Task: Look through the listing below for the line containing "Generate a Python". Copy it and each line after it up to and including the line containing "import seaborn as sns", exactly, leaving out pictures.

Source code of charts:
----------
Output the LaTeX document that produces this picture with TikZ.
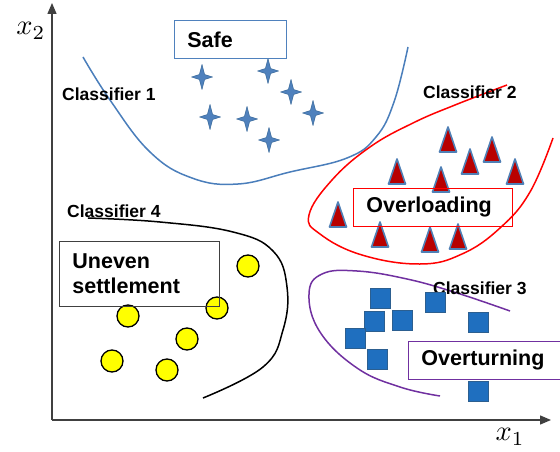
\documentclass[tikz,border=0pt]{standalone}
\usepackage{fontspec}
\setmainfont{Liberation Sans}
\usetikzlibrary{shapes.geometric,arrows.meta}
\definecolor{axisgray}{HTML}{404040}
\definecolor{starblue}{HTML}{4F81BD}
\definecolor{stardark}{HTML}{3A6A9A}
\definecolor{curveblue}{HTML}{4A7EBB}
\definecolor{tred}{HTML}{B80000}
\definecolor{tblue}{HTML}{4F7FB5}
\definecolor{sqblue}{HTML}{1F6FBF}
\definecolor{sqdark}{HTML}{2C5F90}
\definecolor{cpurple}{HTML}{7030A0}
\definecolor{cyellow}{HTML}{FFFF00}
\tikzset{
  axisline/.style={draw=axisgray, line width=1.3pt, -{Triangle[length=11pt,width=9pt]}},
  starmark/.style={fill=starblue, draw=stardark, line width=0.5pt, line join=round},
  trimark/.style={fill=tred, draw=tblue, line width=1.6pt, line join=round},
  sqmark/.style={rectangle, minimum size=20pt, inner sep=0pt, fill=sqblue, draw=sqdark, line width=0.6pt},
  circmark/.style={circle, minimum size=22pt, inner sep=0pt, fill=cyellow, draw=black, line width=1.3pt},
  clabel/.style={font=\bfseries\fontsize{17.5}{20}\selectfont, inner sep=0pt, anchor=base west},
  bigbox/.style={font=\bfseries\fontsize{21.5}{25}\selectfont, anchor=north west, align=left, inner xsep=13pt, inner ysep=0pt, line width=0.8pt},
  axlabel/.style={inner sep=0pt},
  boundary/.style={line width=1.5pt, smooth, tension=0.7}
}
\newcommand\trimk[2]{\draw[trimark] (#1,#2) ++(-8.5,12) -- ++(8.5,-25) -- ++(8.5,25) -- cycle;}
\newcommand\starmk[2]{\draw[starmark] (#1,#2) ++(0,-12.5) -- ++(2.6,10) -- ++(7.9,2.5) -- ++(-7.9,2.5) -- ++(-2.6,10) -- ++(-2.6,-10) -- ++(-7.9,-2.5) -- ++(7.9,-2.5) -- cycle;}
\begin{document}
\begin{tikzpicture}[x=1pt,y=-1pt]
\useasboundingbox (0,0) rectangle (560,452);
% axes
\coordinate (origin) at (52,420);
\coordinate (ytip) at (52,3);
\coordinate (xtip) at (551,420);
\draw[axisline] (origin) -- (ytip);
\draw[axisline] (origin) -- (xtip);
\node[axlabel] (xtwo) at (31,31) {\resizebox{29pt}{!}{$x_2$}};
\node[axlabel] (xone) at (510,437) {\resizebox{29pt}{!}{$x_1$}};

% classifier boundaries
\draw[boundary, curveblue] plot coordinates {(83,57) (110,100) (150,152) (192,178) (238,184) (290,172) (347,158) (376,137) (394,102) (408,47)};
\draw[boundary, red] plot coordinates {(507,85) (455,105) (413,123) (370,147) (332,180) (309,215) (320,234) (362,255) (420,264) (462,254) (500,228) (530,192) (553,138)};
\draw[boundary, cpurple] plot coordinates {(510,311) (457,293) (407,279) (357,271) (322,274) (309,294) (320,332) (357,368) (400,387) (440,396)};
\draw[boundary, black] plot coordinates {(88,218) (160,222) (233,232) (273,251) (287,287) (283,330) (263,367) (203,398)};

% classifier labels
\node[clabel] (c1) at (62,100) {Classifier 1};
\node[clabel] (c2) at (423,99) {Classifier 2};
\node[clabel] (c3) at (433,294) {Classifier 3};
\node[clabel] (c4) at (67,217) {Classifier 4};

% safe stars
\foreach \a/\b in {202/77,268/71,291/92,313/113,210/117,247/119,269/140}
  {\starmk{\a}{\b}}

% overloading triangles
\foreach \a/\b in {448/140,470/162,492/150,515/172,397/172,441/180,338/215,380/235,430/240,458/237}
  {\trimk{\a}{\b}}

% overturning squares
\foreach \p [count=\i] in {(380,298),(435,302),(374,321),(402,320),(478,322),(355,338),(377,359),(478,391)}
  \node[sqmark] (q\i) at \p {};

% uneven settlement circles
\foreach \p [count=\i] in {(248,266),(217,308),(128,316),(187,339),(112,361),(167,370)}
  \node[circmark] (o\i) at \p {};

% label boxes
\node[bigbox, draw=starblue, minimum width=112pt, minimum height=38pt, text width=86pt] (safe) at (174,20) {Safe};
\node[bigbox, draw=red, minimum width=159pt, minimum height=38pt, text width=133pt] (over) at (353,188) {Overloading};
\node[bigbox, draw=axisgray, minimum width=160pt, minimum height=65pt, text width=134pt] (uneven) at (59,241) {Uneven\\settlement};
\node[bigbox, draw=cpurple, minimum width=160pt, minimum height=38pt, text width=134pt] (turn) at (408,341) {Overturning};
\end{tikzpicture}
\end{document}
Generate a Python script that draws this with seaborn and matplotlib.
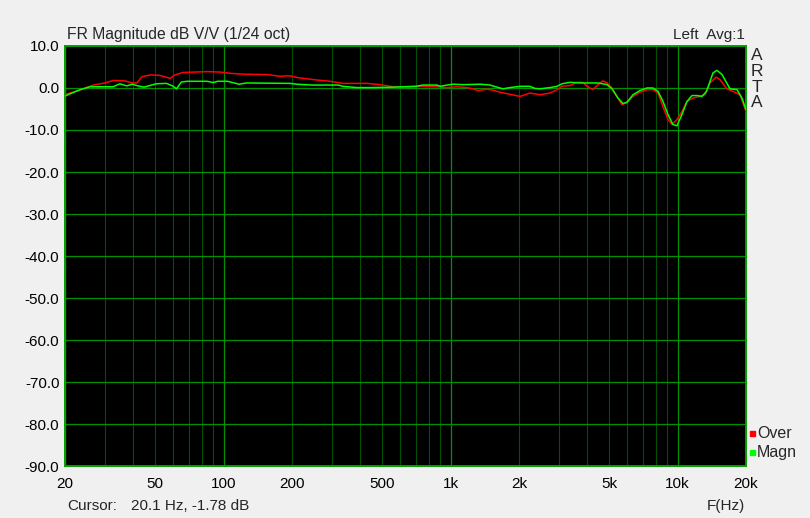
import matplotlib
matplotlib.use("Agg")
import matplotlib.pyplot as plt
import numpy as np
import pandas as pd
import seaborn as sns

# "Over" trace (red)
over_freq = [20, 23, 26.6, 30, 32.6, 36.7, 39.5, 41.5, 43.7, 47.4, 52.4, 58, 61, 66,
             84.5, 96.4, 106.6, 121.6, 155, 177, 196, 210, 248, 294, 335, 428, 489,
             557, 662, 755, 870, 964, 1066, 1180, 1254, 1319, 1446, 1535, 1650, 1826,
             2020, 2234, 2476, 2740, 2940, 3092, 3356, 3604, 3828, 3988, 4236, 4458,
             4688, 4886, 5138, 5404, 5684, 5980, 6356, 6828, 7328, 7780, 8190, 8614,
             9060, 9440, 9932, 10448, 10992, 11686, 12540, 13192, 13876, 14758, 15354,
             16486, 17530, 18824, 20000]
over_db = [-1.5, -0.6, 0.7, 1.2, 1.8, 1.7, 1.2, 1.2, 2.7, 3.1, 3.0, 2.3, 3.1, 3.7,
           3.9, 3.8, 3.5, 3.3, 3.2, 2.8, 2.9, 2.5, 2.0, 1.6, 1.1, 1.1, 0.8,
           0.3, 0.3, 0.4, 0.3, 0.1, 0.3, 0.1, -0.2, -0.6, -0.3, -0.5, -1.0, -1.5,
           -2.0, -1.2, -1.6, -1.2, -0.4, 0.4, 0.6, 1.35, 1.35, 0.4, -0.4, 0.8,
           1.7, 1.2, 0.0, -2.0, -4.0, -3.4, -2.0, -1.0, -0.4, -0.4, -1.2, -4.4,
           -7.5, -8.7, -7.5, -5.6, -3.2, -2.4, -2.0, -1.6, 1.2, 2.6, 2.0,
           -0.2, -0.8, -1.6, -5.6]

# "Magn" trace (green)
magn_freq = [20, 23.3, 25.8, 32.6, 34.9, 37.4, 39.5, 42, 44.5, 47.4, 50.5, 56, 59.5,
             62, 65, 69, 84.5, 90, 94, 104, 117, 126, 196, 210, 245, 320, 335, 386,
             450, 557, 700, 755, 870, 900, 964, 1020, 1140, 1350, 1490, 1600, 1700,
             1826, 2020, 2234, 2350, 2476, 2740, 2940, 3092, 3356, 3700, 4458, 4886,
             5138, 5458, 5740, 5980, 6356, 6828, 7328, 7780, 8190, 8614, 9060, 9532,
             9932, 10448, 10992, 11570, 12200, 12800, 13400, 14312, 14900, 15680,
             17000, 18260, 19200, 20000]
magn_db = [-1.9, -0.4, 0.3, 0.3, 1.0, 0.5, 0.9, 0.5, 0.2, 0.6, 1.0, 1.1, 0.5,
           -0.2, 1.4, 1.6, 1.6, 1.3, 1.6, 1.6, 0.9, 1.2, 1.1, 0.9, 0.7, 0.7, 0.4, 0.1,
           0.1, 0.2, 0.4, 0.7, 0.7, 0.4, 0.7, 0.9, 0.8, 0.9, 0.7, 0.2, -0.2,
           0.1, 0.4, 0.4, -0.1, -0.2, 0.1, 0.4, 1.0, 1.35, 1.2, 1.2, 0.8,
           -0.2, -2.4, -3.7, -3.4, -1.6, -0.6, 0.0, 0.0, -0.8, -3.2, -6.3, -8.7,
           -9.0, -6.3, -3.2, -1.8, -1.8, -2.0, -0.8, 3.6, 4.2, 3.2,
           -0.2, -0.4, -2.4, -5.2]

xtick_vals = [20, 50, 100, 200, 500, 1000, 2000, 5000, 10000, 20000]
xtick_text = ["20", "50", "100", "200", "500", "1k", "2k", "5k", "10k", "20k"]
ytick_vals = list(range(10, -100, -10))

df = pd.concat([
    pd.DataFrame({"freq": over_freq, "db": over_db, "trace": "Over"}),
    pd.DataFrame({"freq": magn_freq, "db": magn_db, "trace": "Magn"}),
])

sns.set_style("dark")
plt.rcParams["font.family"] = ["Liberation Sans", "DejaVu Sans"]
plt.rcParams["font.size"] = 11

fig = plt.figure(figsize=(8.1, 5.18), dpi=100, facecolor="#f0f0f0")
ax = fig.add_axes([65 / 810, 52 / 518, 681 / 810, 420 / 518])
ax.set_facecolor("black")

# grid: minor decades darker, major and dB lines brighter
for dec in [10, 100, 1000, 10000]:
    for m in range(2, 10):
        f = dec * m
        if 20 < f < 20000:
            ax.axvline(f, color="#005000", lw=0.8, zorder=1)
for f in [100, 1000, 10000]:
    ax.axvline(f, color="#009000", lw=0.9, zorder=1)
for y in ytick_vals[1:-1]:
    ax.axhline(y, color="#009000", lw=0.9, zorder=1)

# cursor at 20.1 Hz
ax.axvline(20.1, color="#c8d000", lw=1.6, zorder=2)

sns.lineplot(data=df, x="freq", y="db", hue="trace", hue_order=["Over", "Magn"],
             palette={"Over": "#ff0000", "Magn": "#00ff00"}, sort=False,
             estimator=None, lw=1.1, legend=False, ax=ax, zorder=3)

ax.set_xscale("log")
ax.set_xlim(20, 20000)
ax.set_ylim(-90, 10)
ax.set_xticks(xtick_vals)
ax.set_xticklabels(xtick_text)
ax.xaxis.set_minor_locator(matplotlib.ticker.NullLocator())
ax.set_yticks(ytick_vals)
ax.set_yticklabels([f"{v:.1f}" for v in ytick_vals])
ax.tick_params(length=0, labelsize=11, colors="black")
ax.tick_params(axis="y", pad=4)
ax.tick_params(axis="x", pad=8)
ax.set_xlabel("")
ax.set_ylabel("")
ax.grid(False)
for s in ax.spines.values():
    s.set_visible(True)
    s.set_color("#00a000")
    s.set_linewidth(1.4)

fig.text(67 / 810, 1 - 35 / 518, "FR Magnitude dB V/V (1/24 oct)", fontsize=11.3, va="center", ha="left")
fig.text(745 / 810, 1 - 35 / 518, "Left  Avg:1", fontsize=11, va="center", ha="right")
for i, ch in enumerate("ARTA"):
    fig.text(757 / 810, 1 - (55 + 16 * i) / 518, ch, fontsize=12.5, va="center", ha="center")

fig.text(67 / 810, 1 - 506 / 518, "Cursor:", fontsize=11, va="center", ha="left")
fig.text(131 / 810, 1 - 506 / 518, "20.1 Hz, -1.78 dB", fontsize=11, va="center", ha="left")
fig.text(745 / 810, 1 - 506 / 518, "F(Hz)", fontsize=11, va="center", ha="right")

# legend on the right
for i, (name, col) in enumerate([("Over", "#ff0000"), ("Magn", "#00ff00")]):
    y = 1 - (433 + 19 * i) / 518
    fig.patches.append(matplotlib.patches.Rectangle((750 / 810, y - 2.5 / 518), 5 / 810, 5 / 518,
                                                    transform=fig.transFigure, color=col))
    fig.text(757 / 810, y, name, fontsize=11.5, va="center", ha="left")

fig.savefig("out.png", dpi=100, facecolor="#f0f0f0")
----------
Result of this task:
Generate a Python script that draws this with seaborn and matplotlib.
import matplotlib
matplotlib.use("Agg")
import matplotlib.pyplot as plt
import numpy as np
import pandas as pd
import seaborn as sns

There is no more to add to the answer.